--- Exercise material ---
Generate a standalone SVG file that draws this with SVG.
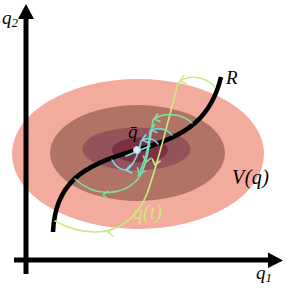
<svg xmlns="http://www.w3.org/2000/svg" xmlns:xlink="http://www.w3.org/1999/xlink" width="291" height="304" viewBox="0 0 291 304">
<style>
.tx{font-family:"Liberation Serif","DejaVu Serif",serif;font-style:italic;fill:#000}
.traj{fill:none;stroke-width:1.6;stroke-linecap:round;stroke-linejoin:round}
.chev{fill:none;stroke-width:1.6;stroke-linecap:round;stroke-linejoin:round}
.axis{stroke:#000;stroke-width:5;fill:none}
</style>
<defs>
<path id="chev" d="M-5,-4 L0,0 L-5,4"/>
</defs>
<g id="potential">
<ellipse cx="138" cy="154" rx="126" ry="75" fill="#f2ab9c"/>
<ellipse cx="137.5" cy="153" rx="87.5" ry="48" fill="#b07366"/>
<ellipse cx="136.5" cy="149" rx="54" ry="21.5" fill="#94535a"/>
<ellipse cx="140" cy="150" rx="28" ry="12.5" fill="#7c3142"/>
</g>
<g id="axes">
<line class="axis" x1="26" y1="274" x2="26" y2="17"/>
<polygon points="18,19 26,4 34,19" fill="#000"/>
<line class="axis" x1="14" y1="260" x2="270" y2="260"/>
<polygon points="268,252.5 283,260.5 268,268" fill="#000"/>
</g>
<g id="R">
<path d="M53,232 C55,185 80,165 137,150 C190,136 212,115 221,77" fill="none" stroke="#000" stroke-width="4.5"/>
</g>
<g id="connectors">
<path class="traj" stroke="#c8ec7e" d="M215,87 C205,76 188,74 178,83 C170,115 158,160 150,185 C143,210 125,232 95,232 C78,232 64,226 55,221"/>
<g class="chev" stroke="#c8ec7e">
<use xlink:href="#chev" transform="translate(180,81) rotate(165)"/>
<use xlink:href="#chev" transform="translate(155,165) rotate(105)"/>
<use xlink:href="#chev" transform="translate(108,232) rotate(180)"/>
</g>
<path class="traj" stroke="#7ee29a" d="M192,123 C182,113 162,112 153,120 C150,140 148,160 141,174 C132,192 100,202 75,179"/>
<g class="chev" stroke="#7ee29a">
<use xlink:href="#chev" transform="translate(154,119) rotate(165)"/>
<use xlink:href="#chev" transform="translate(146,162) rotate(105)"/>
<use xlink:href="#chev" transform="translate(103,195) rotate(180)"/>
</g>
<path class="traj" stroke="#6fdcc0" d="M172,135 C166,128 156,127 150,131 C149,145 146,160 138,176"/>
<g class="chev" stroke="#6fdcc0">
<use xlink:href="#chev" transform="translate(151,130) rotate(165)"/>
<use xlink:href="#chev" transform="translate(139,174) rotate(115)"/>
</g>
<path class="traj" stroke="#82dce8" d="M158,144 C154,138 146,137 141,141 C140,150 134,165 127,170 C120,170 115,166 112,160"/>
<path class="traj" stroke="#82dce8" d="M126,156 L150,146"/>
<g class="chev" stroke="#82dce8">
<use xlink:href="#chev" transform="translate(142,140) rotate(165)"/>
<use xlink:href="#chev" transform="translate(126,170) rotate(170)"/>
</g>
</g>
<g id="qbar">
<circle cx="137" cy="150" r="3.5" fill="#d4eef4" stroke="#a8dce8" stroke-width="1"/>
</g>
<g id="labels">
<text class="tx" x="2" y="24" font-size="19">q<tspan font-size="13" dy="3">2</tspan></text>
<text class="tx" x="256" y="279" font-size="19">q<tspan font-size="13" dy="3">1</tspan></text>
<text class="tx" x="226" y="84" font-size="19">R</text>
<text class="tx" x="232" y="184" font-size="20" textLength="37" lengthAdjust="spacing">V(q)</text>
<text class="tx" x="133" y="219" font-size="20" textLength="29" lengthAdjust="spacing" style="fill:#cfe67c">q(t)</text>
<text class="tx" x="128" y="138" font-size="19">q̄</text>
</g>
</svg>
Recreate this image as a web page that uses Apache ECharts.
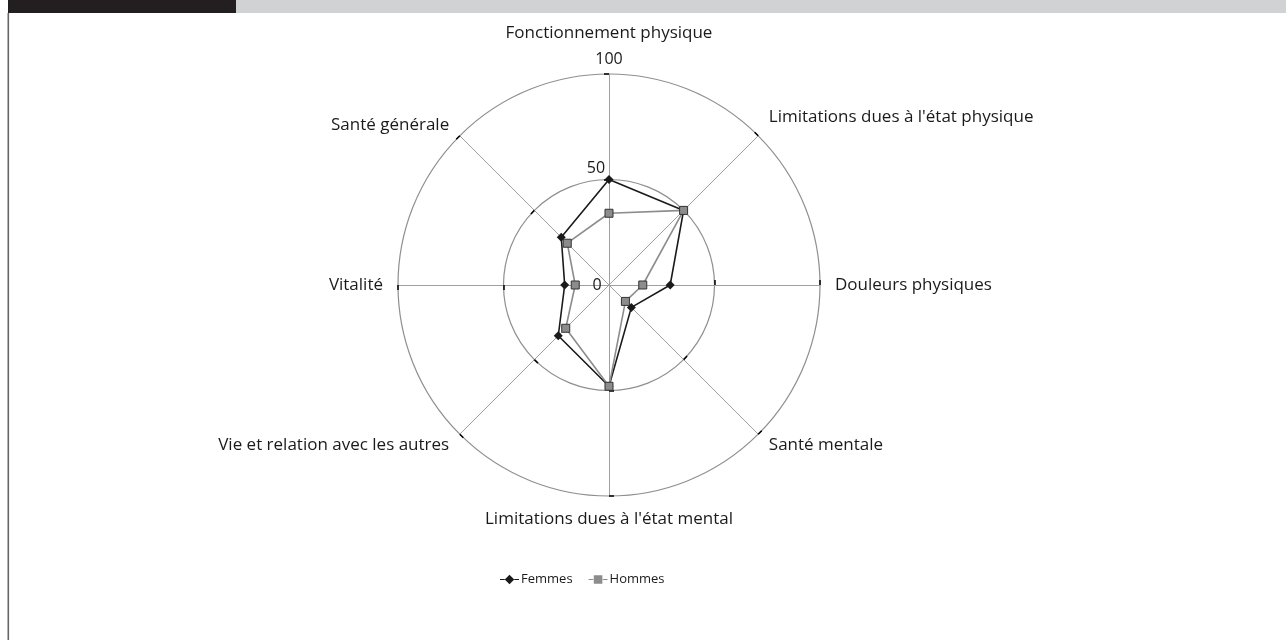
<!DOCTYPE html>
<html>
<head>
<meta charset="utf-8">
<script src="https://cdn.jsdelivr.net/npm/echarts@6/dist/echarts.min.js"></script>
<style>
html,body{margin:0;padding:0;background:#fff;}
#c{width:1286px;height:640px;}
</style>
</head>
<body>
<div id="c"></div>
<script>
// Categories in clockwise order starting from the top
const categories = [
  "Fonctionnement physique",
  "Limitations dues à l'état physique",
  "Douleurs physiques",
  "Santé mentale",
  "Limitations dues à l'état mental",
  "Vie et relation avec les autres",
  "Vitalité",
  "Santé générale"
];
const femmes = [50, 50, 29, 15, 48, 34, 21, 32];
const hommes = [34, 50, 16, 11, 48, 29, 16, 28];
const axisMax = 100;
const axisTicks = [0, 50, 100];

// ECharts lays radar indicators counter-clockwise; reorder so they read clockwise
function toCCW(arr) {
  return [arr[0]].concat(arr.slice(1).reverse());
}

const fontFamily = 'Open Sans';
const labelRich = {
  v0: { fontSize: 16, fontFamily: fontFamily, color: '#1a1a1a', padding: [0, 24, 0, 0] },
  v50: { fontSize: 16, fontFamily: fontFamily, color: '#1a1a1a', padding: [0, 26, 22, 0] },
  v100: { fontSize: 16, fontFamily: fontFamily, color: '#1a1a1a', padding: [0, 0, 30, 0] }
};

const indicators = toCCW(categories).map(function (name, i) {
  const ind = { name: name, max: axisMax, min: 0 };
  if (i === 0) {
    ind.axisLabel = {
      show: true,
      margin: 0,
      align: 'center',
      color: '#1a1a1a',
      fontSize: 16,
      fontFamily: fontFamily,
      formatter: function (v) {
        return axisTicks.indexOf(v) >= 0 ? '{v' + v + '|' + v + '}' : '';
      },
      rich: labelRich
    };
  }
  return ind;
});

const chart = echarts.init(document.getElementById('c'), null, { renderer: 'canvas' });

chart.setOption({
  animation: false,
  backgroundColor: '#ffffff',
  graphic: [
    { type: 'rect', shape: { x: 8, y: 0, width: 228, height: 13 }, style: { fill: '#231f20' } },
    { type: 'rect', shape: { x: 236, y: 0, width: 1050, height: 13 }, style: { fill: '#d1d2d4' } },
    { type: 'rect', shape: { x: 7.5, y: 13, width: 1.6, height: 627 }, style: { fill: '#666666' } }
  ],
  legend: {
    bottom: 49,
    left: 495,
    itemGap: 16,
    itemWidth: 19,
    itemHeight: 10,
    textStyle: { fontFamily: fontFamily, fontSize: 13, color: '#1a1a1a', padding: [0, 0, 0, -3] },
    data: [
      { name: 'Femmes', icon: 'path://M0,4.4 L5,4.4 L5,5.6 L0,5.6 Z M5,5 L10,0 L15,5 L10,10 Z M15,4.4 L20,4.4 L20,5.6 L15,5.6 Z', itemStyle: { color: '#1a1a1a', borderWidth: 0 } },
      { name: 'Hommes', icon: 'path://M0,4.4 L5,4.4 L5,5.6 L0,5.6 Z M5.5,0.5 L14.5,0.5 L14.5,9.5 L5.5,9.5 Z M15,4.4 L20,4.4 L20,5.6 L15,5.6 Z', itemStyle: { color: '#8c8c8c', borderWidth: 0 } }
    ]
  },
  radar: {
    center: [609, 285],
    radius: 211,
    shape: 'circle',
    splitNumber: 2,
    startAngle: 90,
    indicator: indicators,
    nameGap: 15,
    axisName: {
      color: '#1a1a1a',
      fontSize: 17,
      fontFamily: fontFamily,
      formatter: function (name) {
        if (name === categories[0]) return '{top|' + name + '}';
        if (name === categories[1]) return '{ne|' + name + '}';
        return name;
      },
      rich: {
        top: { fontSize: 17, fontFamily: fontFamily, color: '#1a1a1a', padding: [0, 0, 17, 0] },
        ne: { fontSize: 17, fontFamily: fontFamily, color: '#1a1a1a', padding: [0, 0, 16, 0] }
      }
    },
    axisLine: { show: true, lineStyle: { color: '#a0a0a0', width: 1 } },
    axisTick: { show: true, length: 5, customValues: [50, 100], lineStyle: { color: '#000', width: 1.5 } },
    splitLine: { show: true, lineStyle: { color: '#8f8f8f', width: 1.2 } },
    splitArea: { show: false }
  },
  series: [
    {
      name: 'Femmes',
      type: 'radar',
      symbol: 'diamond',
      symbolSize: 9,
      lineStyle: { color: '#1a1a1a', width: 1.6 },
      itemStyle: { color: '#1a1a1a' },
      data: [{ value: toCCW(femmes), name: 'Femmes' }],
      z: 3
    },
    {
      name: 'Hommes',
      type: 'radar',
      symbol: 'rect',
      symbolSize: 8,
      lineStyle: { color: '#8c8c8c', width: 1.6 },
      itemStyle: { color: '#8c8c8c', borderColor: '#333', borderWidth: 1 },
      data: [{ value: toCCW(hommes), name: 'Hommes' }],
      z: 4
    }
  ]
});
</script>
</body>
</html>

--- Problem details ---
Copy out, exactly, every line from the one that contains "Recreate this image" through the one that contains "const axisTicks = [0, 50, 100];". Pictures stay out of the copy.

--- Result of this exercise ---
Recreate this image as a web page that uses Apache ECharts.
<!DOCTYPE html>
<html>
<head>
<meta charset="utf-8">
<script src="https://cdn.jsdelivr.net/npm/echarts@6/dist/echarts.min.js"></script>
<style>
html,body{margin:0;padding:0;background:#fff;}
#c{width:1286px;height:640px;}
</style>
</head>
<body>
<div id="c"></div>
<script>
// Categories in clockwise order starting from the top
const categories = [
  "Fonctionnement physique",
  "Limitations dues à l'état physique",
  "Douleurs physiques",
  "Santé mentale",
  "Limitations dues à l'état mental",
  "Vie et relation avec les autres",
  "Vitalité",
  "Santé générale"
];
const femmes = [50, 50, 29, 15, 48, 34, 21, 32];
const hommes = [34, 50, 16, 11, 48, 29, 16, 28];
const axisMax = 100;
const axisTicks = [0, 50, 100];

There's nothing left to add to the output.